The policy can look at incentives for local manufacturers and international original equipment manufacturers(OEMs) so that they make more investments in setting up local manufacturing. We have seen some success in this area recently. OEMs have set up local manufacturing units though not as large as they should be. There can be financial incentives, tax breaks and/or other types of incentives so that both domestic and global players benefit from setting up local manufacturing facilities.

Jaideep Ghosh

•  The policy may look at providing specific impetus to research and development.

•  It may provide clear guidelines to promote telecom equipment manufacturing special zones (as in China and Taiwan).

• Any incentive and/or policy measure should take a holistic view to encompass all possible product categories within the telecom value chain and may also consider export opportunities as this is a key driver for developing the manufacturing ecosystem.

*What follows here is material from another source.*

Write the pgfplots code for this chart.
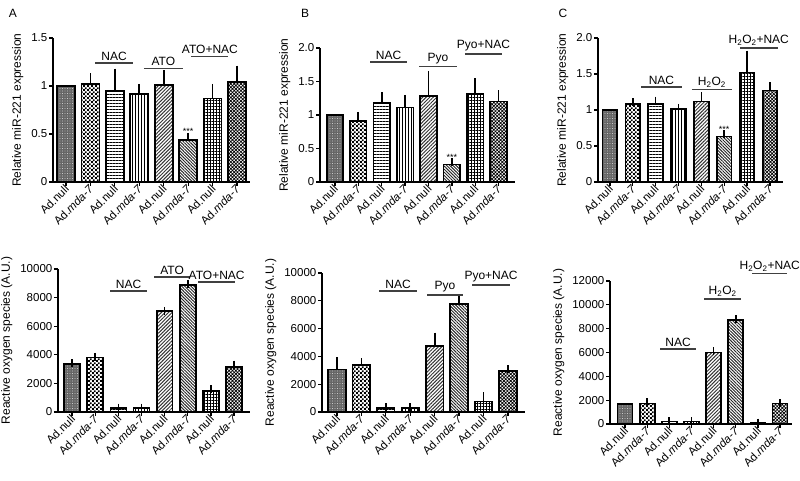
\documentclass[border=0pt]{standalone}
\usepackage{fontspec}
\setmainfont{Liberation Sans}
\usepackage{pgfplots}
\pgfplotsset{compat=1.18}
\usetikzlibrary{patterns,patterns.meta}
\pgfdeclarepatternformonly{smallcheck}{\pgfpointorigin}{\pgfqpoint{4.2pt}{4.2pt}}{\pgfqpoint{4.2pt}{4.2pt}}{%
  \pgfpathrectangle{\pgfpointorigin}{\pgfqpoint{2.1pt}{2.1pt}}%
  \pgfpathrectangle{\pgfqpoint{2.1pt}{2.1pt}}{\pgfqpoint{2.1pt}{2.1pt}}%
  \pgfusepath{fill}}
\newcommand{\tkf}{\fontsize{11.5}{12}\selectfont}
\newcommand{\lbf}{\fontsize{12}{14}\selectfont}
\tikzset{
  grp/.style={line width=1.3pt, black!75},
  gl/.style={font=\lbf, inner sep=2pt, text=black},
  star/.style={font=\fontsize{9}{10}\selectfont, inner sep=1pt, anchor=south},
}
\pgfplotsset{
  panel/.style={
    scale only axis, axis lines=left, axis line style={-, line width=1.5pt},
    ymin=0, xtick={1,2,3,4,5,6,7,8},
    xticklabels={Ad.null,Ad.\textit{mda-7},Ad.null,Ad.\textit{mda-7},Ad.null,Ad.\textit{mda-7},Ad.null,Ad.\textit{mda-7}},
    xticklabel style={rotate=45, anchor=east, inner sep=1pt, font=\tkf, yshift=-1.5pt, xshift=1pt},
    yticklabel style={font=\tkf, inner sep=1.5pt},
    scaled y ticks=false,
    tick align=outside, major tick length=4pt, tick style={line width=1.3pt, black},
    ylabel style={font=\lbf, yshift=3pt},
    clip=false, ybar,
    /pgf/number format/assume math mode=true,
  },
  bb/.style={draw=black, line width=1.7pt, bar shift=0pt,
    error bars/y dir=plus, error bars/y explicit,
    error bars/error bar style={line width=1.7pt, black},
    error bars/error mark options={line width=1.7pt, mark size=4pt, black}},
  p1/.style={bb, fill=black!60, postaction={pattern={Dots[distance=2.5pt,radius=0.45pt]}, pattern color=white}},
  p2/.style={bb, pattern=smallcheck, pattern color=black},
  p3/.style={bb, pattern={Lines[angle=0,distance=3pt,line width=0.7pt]}, pattern color=black},
  p4/.style={bb, pattern={Lines[angle=90,distance=3pt,line width=0.7pt]}, pattern color=black},
  p5/.style={bb, pattern={Lines[angle=45,distance=2.5pt,line width=1pt]}, pattern color=black!80},
  p6/.style={bb, pattern={Lines[angle=-45,distance=2.2pt,line width=0.95pt]}, pattern color=black!85},
  p7/.style={bb, pattern={Hatch[angle=0,distance=3pt,line width=0.7pt]}, pattern color=black},
  p8/.style={bb, pattern={Hatch[angle=45,distance=2.4pt,line width=0.7pt]}, pattern color=black},
}
\begin{document}
\begin{tikzpicture}[x=1pt,y=1pt]
\useasboundingbox (0,0) rectangle (800,481);
\node[font=\lbf] at (13,468) {A};
\node[font=\lbf] at (305,468) {B};
\node[font=\lbf] at (563,468) {C};

% ---------- A top ----------
\begin{axis}[panel, at={(53pt,299pt)}, anchor=south west, width=197pt, height=144pt,
  xmin=0.47, xmax=8.53, ymax=1.5, ytick={0,0.5,1,1.5}, yticklabels={0,0.5,1,1.5},
  bar width=0.74, ylabel={Relative miR-221 expression}]
\addplot[p1] coordinates {(1,1.00)};
\addplot[p2] coordinates {(2,1.02) +- (0,0.07)};
\addplot[p3] coordinates {(3,0.95) +- (0,0.19)};
\addplot[p4] coordinates {(4,0.92) +- (0,0.06)};
\addplot[p5] coordinates {(5,1.01) +- (0,0.11)};
\addplot[p6] coordinates {(6,0.44) +- (0,0.03)};
\addplot[p7] coordinates {(7,0.87) +- (0,0.11)};
\addplot[p8] coordinates {(8,1.04) +- (0,0.13)};
\node[star] at (axis cs:6,0.48) {***};
\draw[grp] (axis cs:2.19,1.24) -- (axis cs:3.75,1.24) node[midway, above, gl] {NAC};
\draw[grp] (axis cs:4.19,1.18) -- (axis cs:5.78,1.18) node[midway, above, gl] {ATO};
\draw[grp] (axis cs:6.13,1.31) -- (axis cs:7.65,1.31) node[midway, above, gl] {ATO+NAC};
\end{axis}

% ---------- B top ----------
\begin{axis}[panel, at={(320pt,299pt)}, anchor=south west, width=195pt, height=134pt,
  xmin=0.36, xmax=8.7, ymax=2, ytick={0,0.5,1,1.5,2}, yticklabels={0,0.5,1,1.5,2.0},
  bar width=0.71, ylabel={Relative miR-221 expression}]
\addplot[p1] coordinates {(1,1.00)};
\addplot[p2] coordinates {(2,0.91) +- (0,0.075)};
\addplot[p3] coordinates {(3,1.18) +- (0,0.10)};
\addplot[p4] coordinates {(4,1.11) +- (0,0.13)};
\addplot[p5] coordinates {(5,1.28) +- (0,0.32)};
\addplot[p6] coordinates {(6,0.26) +- (0,0.04)};
\addplot[p7] coordinates {(7,1.31) +- (0,0.18)};
\addplot[p8] coordinates {(8,1.20) +- (0,0.11)};
\node[star] at (axis cs:6,0.31) {***};
\draw[grp] (axis cs:2.5,1.79) -- (axis cs:4.08,1.79) node[midway, above, gl] {NAC};
\draw[grp] (axis cs:4.6,1.72) -- (axis cs:6.21,1.72) node[midway, above, gl] {Pyo};
\draw[grp] (axis cs:6.56,1.91) -- (axis cs:8.14,1.91) node[midway, above, gl] {Pyo+NAC};
\end{axis}

% ---------- C top ----------
\begin{axis}[panel, at={(598pt,299pt)}, anchor=south west, width=185pt, height=144pt,
  xmin=0.48, xmax=8.57, ymax=2, ytick={0,0.5,1,1.5,2}, yticklabels={0,0.5,1,1.5,2.0},
  bar width=0.64, ylabel={Relative miR-221 expression}]
\addplot[p1] coordinates {(1,1.00)};
\addplot[p2] coordinates {(2,1.08) +- (0,0.03)};
\addplot[p3] coordinates {(3,1.08) +- (0,0.05)};
\addplot[p4] coordinates {(4,1.01) +- (0,0.02)};
\addplot[p5] coordinates {(5,1.12) +- (0,0.07)};
\addplot[p6] coordinates {(6,0.63) +- (0,0.03)};
\addplot[p7] coordinates {(7,1.52) +- (0,0.25)};
\addplot[p8] coordinates {(8,1.27) +- (0,0.06)};
\node[star] at (axis cs:6,0.67) {***};
\draw[grp] (axis cs:2.36,1.32) -- (axis cs:4.15,1.32) node[midway, above, gl] {NAC};
\draw[grp] (axis cs:4.59,1.28) -- (axis cs:6.33,1.28) node[midway, above, gl] {H\textsubscript{2}O\textsubscript{2}};
\draw[grp] (axis cs:6.68,1.86) -- (axis cs:8.34,1.86) node[midway, above, gl] {H\textsubscript{2}O\textsubscript{2}+NAC};
\end{axis}

% ---------- A bottom ----------
\begin{axis}[panel, at={(58pt,69pt)}, anchor=south west, width=192pt, height=143pt,
  xmin=0.39, xmax=8.69, ymax=10000, ytick={0,2000,4000,6000,8000,10000},
  yticklabels={0,2000,4000,6000,8000,10000},
  bar width=0.69, ylabel={Reactive oxygen species (A.U.)}]
\addplot[p1] coordinates {(1,3340) +- (0,70)};
\addplot[p2] coordinates {(2,3810) +- (0,50)};
\addplot[p3] coordinates {(3,280) +- (0,20)};
\addplot[p4] coordinates {(4,280) +- (0,20)};
\addplot[p5] coordinates {(5,7050) +- (0,30)};
\addplot[p6] coordinates {(6,8880) +- (0,80)};
\addplot[p7] coordinates {(7,1470) +- (0,110)};
\addplot[p8] coordinates {(8,3150) +- (0,160)};
\draw[grp] (axis cs:2.64,8460) -- (axis cs:4.24,8460) node[midway, above, gl] {NAC};
\draw[grp] (axis cs:4.55,9440) -- (axis cs:6.1,9440) node[midway, above, gl] {ATO};
\draw[grp] (axis cs:6.45,9090) -- (axis cs:8.05,9090) node[midway, above, gl] {ATO+NAC};
\end{axis}

% ---------- B bottom ----------
\begin{axis}[panel, at={(322pt,69pt)}, anchor=south west, width=203pt, height=139pt,
  xmin=0.385, xmax=8.7, ymax=10000, ytick={0,2000,4000,6000,8000,10000},
  yticklabels={0,2000,4000,6000,8000,10000},
  bar width=0.72, ylabel={Reactive oxygen species (A.U.)}]
\addplot[p1] coordinates {(1,3060) +- (0,600)};
\addplot[p2] coordinates {(2,3370) +- (0,220)};
\addplot[p3] coordinates {(3,310) +- (0,20)};
\addplot[p4] coordinates {(4,310) +- (0,20)};
\addplot[p5] coordinates {(5,4770) +- (0,650)};
\addplot[p6] coordinates {(6,7780) +- (0,290)};
\addplot[p7] coordinates {(7,750) +- (0,400)};
\addplot[p8] coordinates {(8,2940) +- (0,120)};
\draw[grp] (axis cs:2.72,8700) -- (axis cs:4.28,8700) node[midway, above, gl] {NAC};
\draw[grp] (axis cs:4.69,8420) -- (axis cs:6.16,8420) node[midway, above, gl] {Pyo};
\draw[grp] (axis cs:6.53,9140) -- (axis cs:8.09,9140) node[midway, above, gl] {Pyo+NAC};
\end{axis}

% ---------- C bottom ----------
\begin{axis}[panel, at={(610pt,57pt)}, anchor=south west, width=182pt, height=143pt,
  xmin=0.32, xmax=8.54, ymax=12000, ytick={0,2000,4000,6000,8000,10000,12000},
  yticklabels={0,2000,4000,6000,8000,10000,12000},
  bar width=0.68, ylabel={Reactive oxygen species (A.U.)}]
\addplot[p1] coordinates {(1,1680)};
\addplot[p2] coordinates {(2,1730) +- (0,80)};
\addplot[p3] coordinates {(3,200) +- (0,20)};
\addplot[p4] coordinates {(4,200) +- (0,20)};
\addplot[p5] coordinates {(5,6000) +- (0,90)};
\addplot[p6] coordinates {(6,8740) +- (0,60)};
\addplot[p7] coordinates {(7,110) +- (0,10)};
\addplot[p8] coordinates {(8,1730) +- (0,30)};
\draw[grp] (axis cs:2.58,6300) -- (axis cs:4.21,6300) node[midway, above, gl] {NAC};
\draw[grp] (axis cs:4.57,10500) -- (axis cs:6.24,10500) node[midway, above, gl] {H\textsubscript{2}O\textsubscript{2}};
\draw[grp] (axis cs:6.74,12600) -- (axis cs:8.33,12600) node[midway, above, gl] {H\textsubscript{2}O\textsubscript{2}+NAC};
\end{axis}
\end{tikzpicture}
\end{document}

• For promoting domestic manufacturing (including network equipment, handsets, parts and components), a favourable duty and tax regime may be considered.

 Dr Mahesh Uppal 

Similar to the case of spectrum, we should recognise that a vibrant manufacturing industry in the country can deliver both lower costs and innovation to India’s growing telecom market. The most important thing is to encourage countries not to reinvent the wheel but to innovate instead. The government should also remove any kind of barriers to their growth and reduce the regulatory cost of manufacturing. There has to be greater support for R&D efforts in telecom manufacturing.

Siddharth Vishwanath 

The current telecom policies do not provide incentives or support to Indian telecom manufacturers. For them to compete with international players, they need incentives, such as the incentive to operators to buy telecom equipment manufactured in India. The government may also consider setting up special zones for telecom manufacturing.